I’m determined to advance my career in 2016 which requires changing positions. Fortunately, I’m also attending numerous holiday parties and plan to use my network to get the word out. There will also be a few individuals in attendance I don’t know, but would like to approach. Any advice?
-On the Move
Dear On the Move,
Congrats on making the decision to change positions and taking immediate action. Holiday parties are a wonderful way to re-connect with your network and share your goals as long as your cognizant of the fact people come to celebrate, not necessarily discuss business.
- If possible, check the guest list in advance. Who do you want to meet? Is there anyone attending you already know who can make an introduction? If so, reach out beforehand and solicit their help.
- Do your homework. Research your hit-list’s social profile for conversation starters and genuine topics of interest.
- Keep the conversation about the other person, rather than you. Yes, I know your goal is to leverage this opportunity, yet you need to build trust and be interested in others before going after what you want. That can come later after you’ve built rapport.
- Have an elevator speech.

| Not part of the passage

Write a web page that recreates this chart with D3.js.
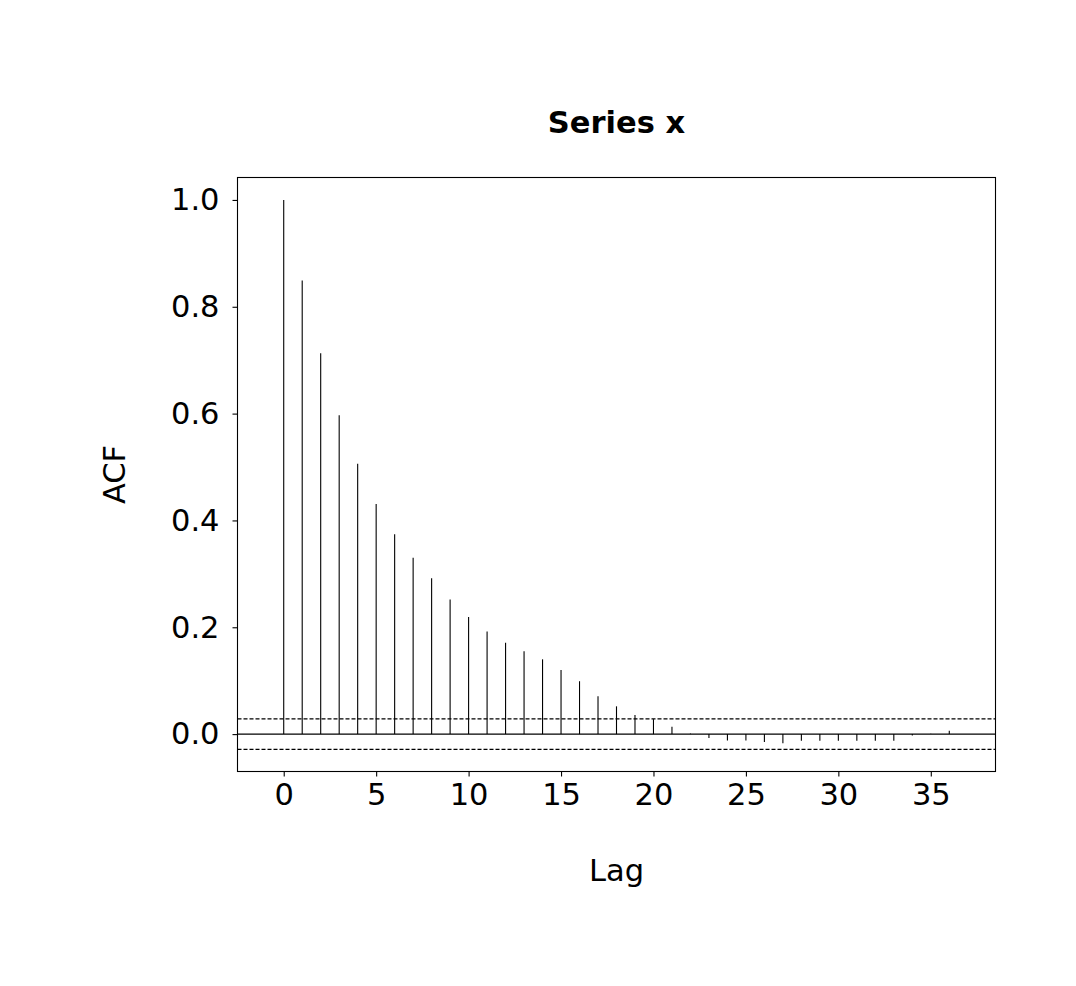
<!DOCTYPE html>
<html>
<head>
<meta charset="utf-8">
<script src="https://cdn.jsdelivr.net/npm/d3@7"></script>
<style>
  body { margin: 0; background: #fff; }
  text { font-family: "DejaVu Sans", sans-serif; fill: #000; }
</style>
</head>
<body>
<div id="chart"></div>
<script>
// lags and autocorrelation values
var lags = d3.range(0, 37);
var acfValues = [1.0, 0.849, 0.713, 0.597, 0.506, 0.431, 0.374, 0.330, 0.292, 0.252,
                 0.219, 0.192, 0.171, 0.155, 0.140, 0.120, 0.099, 0.071, 0.052, 0.036,
                 0.028, 0.014, 0.001, -0.0075, -0.012, -0.012, -0.015, -0.017, -0.0125, -0.0125,
                 -0.0125, -0.0125, -0.0125, -0.0125, -0.0026, 0.0005, 0.0062];
var confBand = 0.0285;
var xTicks = [0, 5, 10, 15, 20, 25, 30, 35];
var yTicks = [0.0, 0.2, 0.4, 0.6, 0.8, 1.0];
var title = "Series x";
var xLabel = "Lag";
var yLabel = "ACF";

var W = 1076, H = 986;
var mLeft = 237.5, mRight = 995.5, mTop = 177.5, mBottom = 771.5;
var fontSize = "30.5px";

var svg = d3.select("#chart").append("svg").attr("width", W).attr("height", H);

var x = d3.scaleLinear().domain([-2.5, 38.5]).range([mLeft, mRight]);
var y = d3.scaleLinear().domain([-0.07, 1.042]).range([mBottom, mTop]);

var data = lags.map(function(l, i) { return { lag: l, acf: acfValues[i] }; });

// stems
svg.selectAll(".stem")
  .data(data)
  .enter().append("line")
  .attr("class", "stem")
  .attr("x1", function(d) { return x(d.lag); })
  .attr("x2", function(d) { return x(d.lag); })
  .attr("y1", y(0))
  .attr("y2", function(d) { return y(d.acf); })
  .attr("stroke", "#000")
  .attr("stroke-width", 1.1);

// zero line
svg.append("line")
  .attr("x1", mLeft).attr("x2", mRight)
  .attr("y1", y(0)).attr("y2", y(0))
  .attr("stroke", "#000").attr("stroke-width", 1.1);

// confidence band
[confBand, -confBand].forEach(function(c) {
  svg.append("line")
    .attr("x1", mLeft).attr("x2", mRight)
    .attr("y1", y(c)).attr("y2", y(c))
    .attr("stroke", "#000").attr("stroke-width", 1.1)
    .attr("stroke-dasharray", "4,2");
});

// axes
var xAxis = svg.append("g")
  .attr("transform", "translate(0," + mBottom + ")")
  .call(d3.axisBottom(x).tickValues(xTicks).tickSize(5).tickPadding(7).tickFormat(d3.format("d")));
var yAxis = svg.append("g")
  .attr("transform", "translate(" + mLeft + ",0)")
  .call(d3.axisLeft(y).tickValues(yTicks).tickSize(5).tickPadding(13).tickFormat(d3.format(".1f")));

[xAxis, yAxis].forEach(function(g) {
  g.select(".domain").remove();
  g.selectAll(".tick line").attr("stroke", "#000").attr("stroke-width", 1.1);
  g.selectAll(".tick text").attr("font-size", fontSize).attr("font-family", "DejaVu Sans").attr("fill", "#000");
});

// frame
svg.append("rect")
  .attr("x", mLeft).attr("y", mTop)
  .attr("width", mRight - mLeft).attr("height", mBottom - mTop)
  .attr("fill", "none").attr("stroke", "#000").attr("stroke-width", 1.1);

// title and labels
svg.append("text")
  .attr("x", (mLeft + mRight) / 2).attr("y", 133)
  .attr("text-anchor", "middle")
  .attr("font-size", fontSize).attr("font-weight", "bold")
  .text(title);

svg.append("text")
  .attr("x", (mLeft + mRight) / 2).attr("y", 881)
  .attr("text-anchor", "middle")
  .attr("font-size", fontSize)
  .text(xLabel);

svg.append("text")
  .attr("transform", "translate(125," + ((mTop + mBottom) / 2) + ") rotate(-90)")
  .attr("text-anchor", "middle")
  .attr("font-size", fontSize)
  .text(yLabel);
</script>
</body>
</html>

Should you be asked directly about your career, be ready. Here’s some phraseology: “My current role as (position) with (company) has provided an outstanding opportunity to allow me to (develop my skills in X, or achieve my goal of X). Next year I’m looking to leverage what I’ve learned by finding a position in (department) as a (position).”
- What to do next? If you’re not asked a follow-up question specific to your career, let it be for now. If interest continues you may follow-up by saying, “Given your knowledge (or expertise, or years in the industry), do you have any advice?”
- Don’t overstay your welcome. Close the conversation with a warm handshake and kind words before engaging with another. Rather than attempt to get a business card, I’d simply follow up with a hand-written note referencing part of your conversation showing you paid attention. At a minimum, reach out on LinkedIn but take the time to make the request personal.
- Stay in touch by providing value. Unless you can find ways to show you care, best not to reach out again strictly for your own benefit. Sometimes all it takes is an article of interest or a new restaurant serving BBQ if you learned it was someone’s favorite food.